The severity level of the crack can be estimated based on other cracks of known severity at that location [53]. Therefore, this paper proposes a novel quantitative classification method based on IPT pre-processing and DCNN to address the challenges of existing crack quantification methods. The low-efficiency calculation of specific numerical index values of cracks based on IPT is completed in the training set in advance, and then the training set is used to fully train the DCNN to directly classify cracks with different severity levels from inspection data of BTS. The fully trained DCNN does not need to segment the pixel features or calculate specific numerical indexes of cracks one by one, but quantitatively classifies the cracks from the image level according to the similarity of features between training data and inspection data, which overcomes the challenges of the existing crack quantification methods with multiple steps, high computational costs and low automation. In addition, unlike the existing shallow convolutional network models (generally within 10 layers) used for crack detection [[54], [55], [56], [57]], the DCNN not only increases the structural depth but also expands the width of each layer in a parallel manner, so that it can fully learn the input image and extract more complex and advanced effective feature information to ensure the accuracy of crack quantification [[58], [59], [60], [61]].

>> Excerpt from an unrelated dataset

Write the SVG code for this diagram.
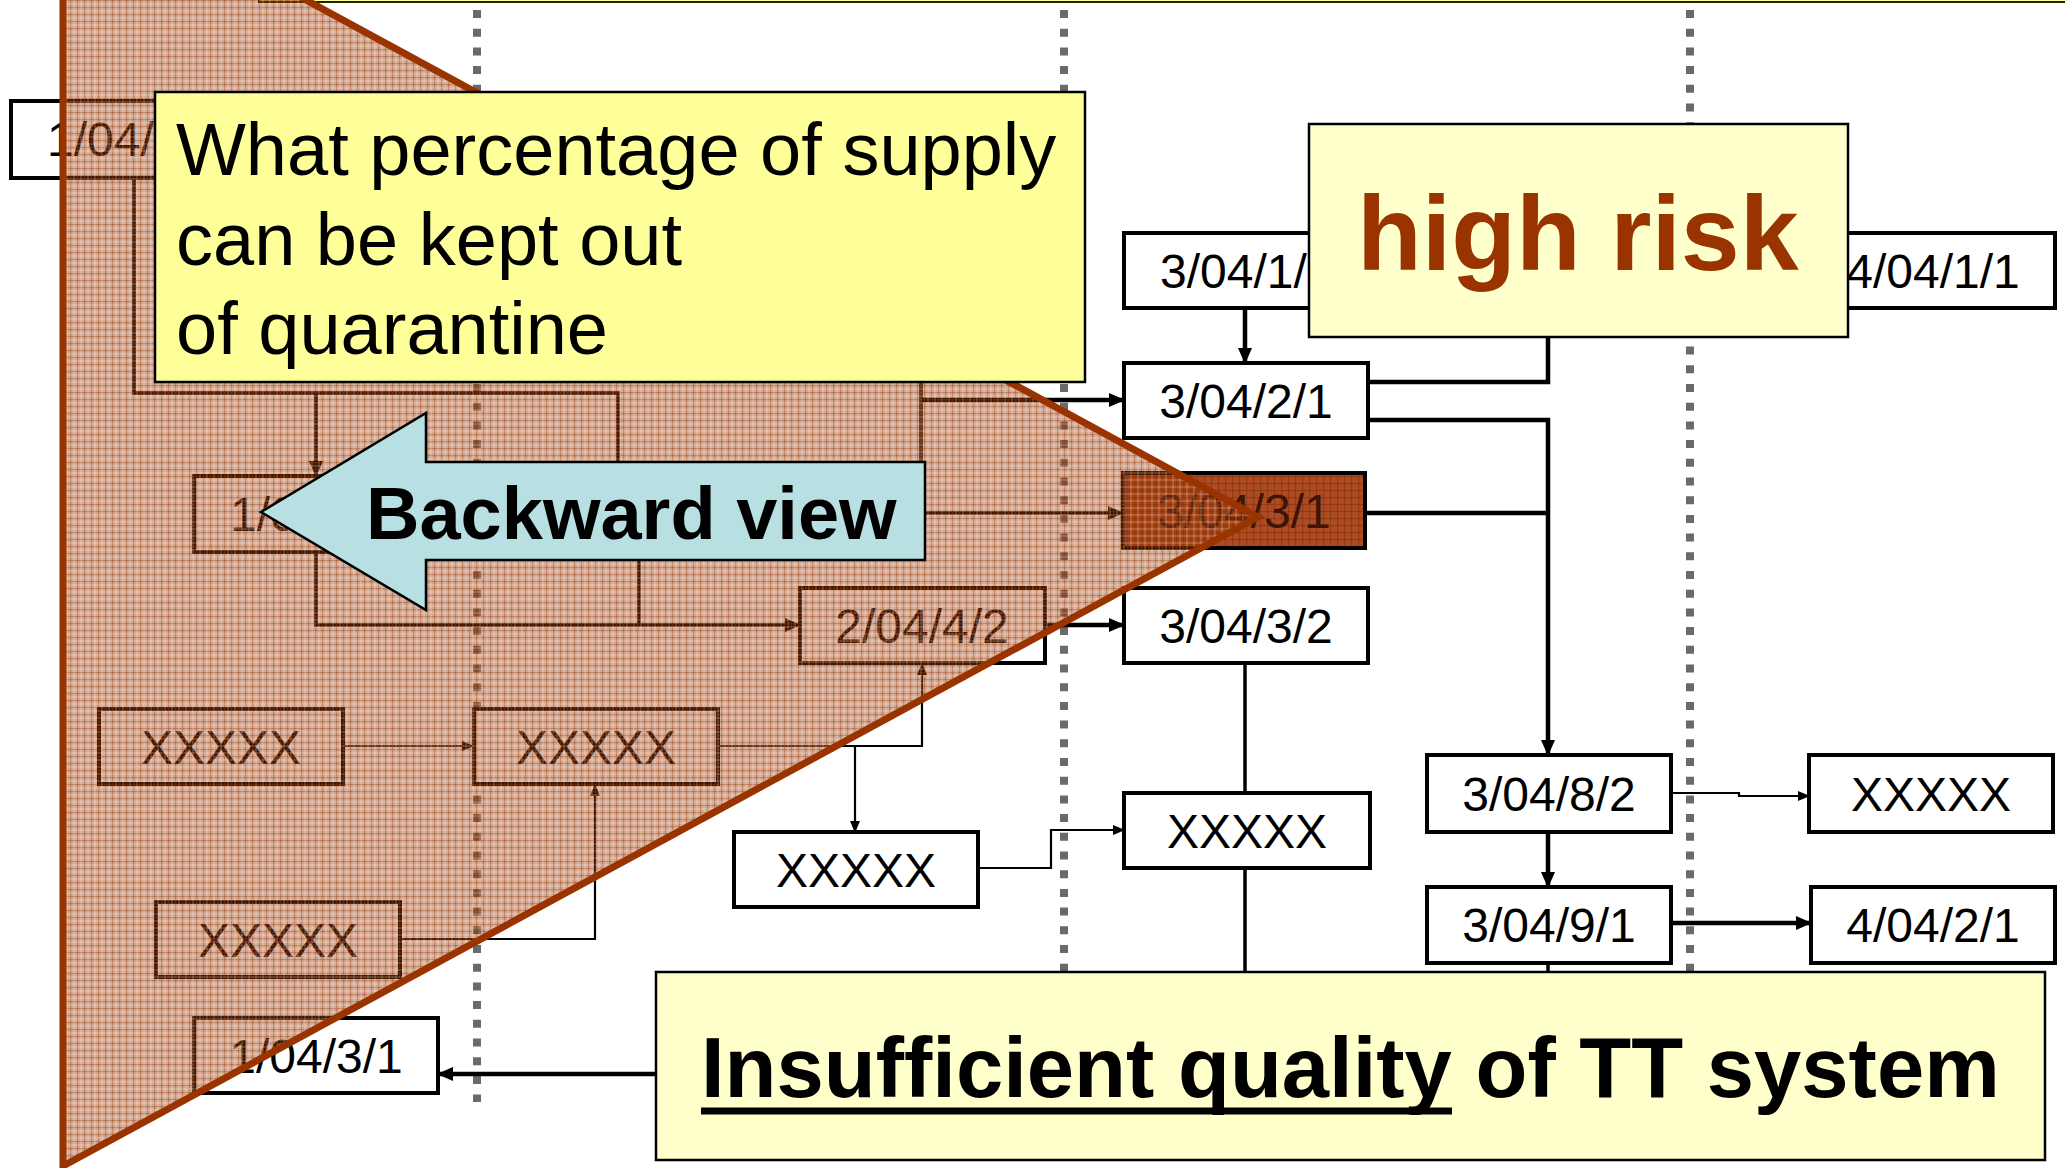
<svg xmlns="http://www.w3.org/2000/svg" width="2065" height="1168" viewBox="0 0 2065 1168">
<style>
.box{fill:#fff;stroke:#000;stroke-width:4}
.lbl{font-family:"Liberation Sans",Arial,sans-serif;font-size:48px;fill:#000}
.mid{text-anchor:middle}
.dash{stroke:#6a6a6a;stroke-width:8;stroke-dasharray:8 10.7;fill:none}
.thick{stroke:#000;stroke-width:4.5;fill:none}
.med{stroke:#000;stroke-width:3.5;fill:none}
.thin{stroke:#000;stroke-width:2.2;fill:none}
.note{stroke:#000;stroke-width:2.5}
</style>
<defs>
<marker id="ah" viewBox="0 0 16 14" refX="15" refY="7" markerWidth="16" markerHeight="14" markerUnits="userSpaceOnUse" orient="auto"><path d="M0,0 L16,7 L0,14 z" fill="#000"/></marker>
<marker id="as" viewBox="0 0 12 10" refX="11" refY="5" markerWidth="12" markerHeight="10" markerUnits="userSpaceOnUse" orient="auto"><path d="M0,0 L12,5 L0,10 z" fill="#000"/></marker>
<pattern id="tex" width="7" height="7" patternUnits="userSpaceOnUse">
<rect width="7" height="7" fill="#993300" fill-opacity="0.42"/>
<rect width="7" height="1.2" fill="#993300" fill-opacity="0.35"/>
<rect width="1.2" height="7" fill="#993300" fill-opacity="0.35"/>
<rect x="3.5" width="1" height="7" fill="#fff" fill-opacity="0.3"/>
<rect y="3.5" width="7" height="1" fill="#fff" fill-opacity="0.3"/>
</pattern>
<pattern id="tex2" width="7" height="7" patternUnits="userSpaceOnUse">
<rect width="7" height="1.2" fill="#7a2800" fill-opacity="0.45"/>
<rect width="1.2" height="7" fill="#7a2800" fill-opacity="0.45"/>
</pattern>
</defs>
<rect width="2065" height="1168" fill="#fff"/>
<g id="top-strip"><rect x="259" y="-40" width="1900" height="42" fill="#FFFF99" stroke="#222200" stroke-width="2"/></g>
<g id="timeline-dividers">
<line class="dash" x1="477" y1="10" x2="477" y2="1102"/>
<line class="dash" x1="1064" y1="10" x2="1064" y2="1000"/>
<line class="dash" x1="1690" y1="10" x2="1690" y2="1000"/>
</g>
<g id="connectors">
<path class="med" d="M134,178 V393 H618 V476" marker-end="url(#ah)"/>
<path class="med" d="M316,393 V476" marker-end="url(#ah)"/>
<path class="med" d="M316,552 V625 H800" marker-end="url(#ah)"/>
<path class="med" d="M639,545 V625"/>
<path class="med" d="M921,370 V513 H1123" marker-end="url(#ah)"/>
<path class="thick" d="M921,400 H1124" marker-end="url(#ah)"/>
<path class="thin" d="M343,746 H473" marker-end="url(#as)"/>
<path class="thin" d="M718,746 H922 V664" marker-end="url(#as)"/>
<path class="thin" d="M855,746 V832" marker-end="url(#as)"/>
<path class="thin" d="M400,939 H595 V785" marker-end="url(#as)"/>
<path class="thick" d="M656,1074 H438" marker-end="url(#ah)"/>
<path class="thick" d="M1245,308 V363" marker-end="url(#ah)"/>
<path class="thick" d="M1045,625 H1124" marker-end="url(#ah)"/>
<path class="thick" d="M1368,382 H1548 V320"/>
<path class="thick" d="M1368,420 H1548 V755" marker-end="url(#ah)"/>
<path class="thick" d="M1365,513 H1548"/>
<path class="med" d="M1245,663 V793"/>
<path class="med" d="M1245,867 V980"/>
<path class="thin" d="M978,868 H1051 V830 H1124" marker-end="url(#as)"/>
<path class="thin" d="M1671,793 H1739 V796 H1809" marker-end="url(#as)"/>
<path class="thick" d="M1548,832 V887" marker-end="url(#ah)"/>
<path class="thick" d="M1671,923 H1811" marker-end="url(#ah)"/>
<path class="med" d="M1548,963 V980"/>
</g>
<g id="node-1-04-a"><rect class="box" x="11" y="101" width="244" height="77"/><text class="lbl" x="47" y="156">1/04/</text></g>
<g id="node-1-0-b"><rect class="box" x="194" y="476" width="244" height="76"/><text class="lbl" x="230" y="531">1/0</text></g>
<g id="node-2-04-4-2"><rect class="box" x="800" y="588" width="245" height="75"/><text class="lbl mid" x="922" y="643">2/04/4/2</text></g>
<g id="node-3-04-1"><rect class="box" x="1124" y="233" width="244" height="75"/><text class="lbl" x="1160" y="288">3/04/1/</text></g>
<g id="node-4-04-1-1"><rect class="box" x="1811" y="233" width="244" height="75"/><text class="lbl mid" x="1933" y="288">4/04/1/1</text></g>
<g id="node-3-04-2-1"><rect class="box" x="1124" y="363" width="244" height="75"/><text class="lbl mid" x="1246" y="418">3/04/2/1</text></g>
<g id="node-3-04-3-1"><rect x="1123" y="473" width="242" height="75" fill="#AD4C24" stroke="#000" stroke-width="4"/><rect x="1125" y="475" width="238" height="71" fill="url(#tex2)"/><text class="lbl mid" x="1244" y="528" style="fill:#3D1405">3/04/3/1</text></g>
<g id="node-3-04-3-2"><rect class="box" x="1124" y="588" width="244" height="75"/><text class="lbl mid" x="1246" y="643">3/04/3/2</text></g>
<g id="node-x1"><rect class="box" x="99" y="709" width="244" height="75"/><text class="lbl mid" x="221" y="764">XXXXX</text></g>
<g id="node-x2"><rect class="box" x="474" y="709" width="244" height="75"/><text class="lbl mid" x="596" y="764">XXXXX</text></g>
<g id="node-x3"><rect class="box" x="734" y="832" width="244" height="75"/><text class="lbl mid" x="856" y="887">XXXXX</text></g>
<g id="node-x4"><rect class="box" x="1124" y="793" width="246" height="75"/><text class="lbl mid" x="1247" y="848">XXXXX</text></g>
<g id="node-x5"><rect class="box" x="156" y="902" width="244" height="75"/><text class="lbl mid" x="278" y="957">XXXXX</text></g>
<g id="node-1-04-3-1"><rect class="box" x="194" y="1018" width="244" height="75"/><text class="lbl mid" x="316" y="1073">1/04/3/1</text></g>
<g id="node-3-04-8-2"><rect class="box" x="1427" y="755" width="244" height="77"/><text class="lbl mid" x="1549" y="811">3/04/8/2</text></g>
<g id="node-x6"><rect class="box" x="1809" y="755" width="244" height="77"/><text class="lbl mid" x="1931" y="811">XXXXX</text></g>
<g id="node-3-04-9-1"><rect class="box" x="1427" y="887" width="244" height="76"/><text class="lbl mid" x="1549" y="942">3/04/9/1</text></g>
<g id="node-4-04-2-1"><rect class="box" x="1811" y="887" width="244" height="76"/><text class="lbl mid" x="1933" y="942">4/04/2/1</text></g>
<g id="backward-triangle"><polygon points="63,-132 1258,517 63,1166" fill="url(#tex)" stroke="#993300" stroke-width="7" stroke-linejoin="miter"/></g>
<g id="note-percentage"><rect class="note" x="155" y="92" width="930" height="290" fill="#FFFF99"/>
<text font-family="Liberation Sans, Arial, sans-serif" font-size="74" fill="#000"><tspan x="176" y="175">What percentage of supply</tspan><tspan x="176" y="265">can be kept out</tspan><tspan x="176" y="354">of quarantine</tspan></text></g>
<g id="backward-arrow"><polygon points="261,512 426,413 426,462 925,462 925,560 426,560 426,610" fill="#B8DFE1" stroke="#000" stroke-width="2.5" stroke-linejoin="miter"/>
<text x="366" y="539" font-family="Liberation Sans, Arial, sans-serif" font-weight="bold" font-size="74" fill="#000">Backward view</text></g>
<g id="note-high-risk"><rect class="note" x="1309" y="124" width="539" height="213" fill="#FFFFCC"/>
<text x="1357" y="270" font-family="Liberation Sans, Arial, sans-serif" font-weight="bold" font-size="106" fill="#993300">high risk</text></g>
<g id="note-quality"><rect class="note" x="656" y="972" width="1389" height="188" fill="#FFFFCC"/>
<text x="701" y="1097" font-family="Liberation Sans, Arial, sans-serif" font-weight="bold" font-size="85" fill="#000">Insufficient quality of TT system</text>
<line x1="701" y1="1111" x2="1452" y2="1111" stroke="#000" stroke-width="7"/></g>
</svg>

The objective of this research is to establish an automated classifier that can quantify cracks according to their severity levels. Adequate robustness and adaptability to adverse environments such as weak light and massive background noise is needed for this classifier. This paper uses DCNN to implement this classifier and evaluates and tests its performance. The content of this research is shown in Fig. 1. Section 2 introduces the structural composition and image processing process of the DCNN, and uses the Inception-ResNet-v2 network as an example for elaboration. Section 3 first explains the source of the crack image in the first part. Then in the second part, the average width of each crack is calculated by orthogonal projection method, and the average width is used as a quantitative classification index to divide the collected crack images into three severity levels (label1, label2, label3). The images are preprocessed in the third part to build a crack image database containing 15,000 images. Section 4 uses transfer learning to compare the recognition effect of six existing DCNNs on the database, and selects the Inception-ResNet-v2 network with the best performance for in-depth learning, training, and testing of the database. Section 5 uses different training and testing sets to validate the classification results of the network, which is compared with the four traditional machine learning methods for evaluating the performance by accuracy, F1 score, and test time. Section 6 further tests the consistency of the classification effect of the Inception-ResNet-v2 network in three adverse environments. Sections 7 concludes this paper by summarizing contributions and limitations.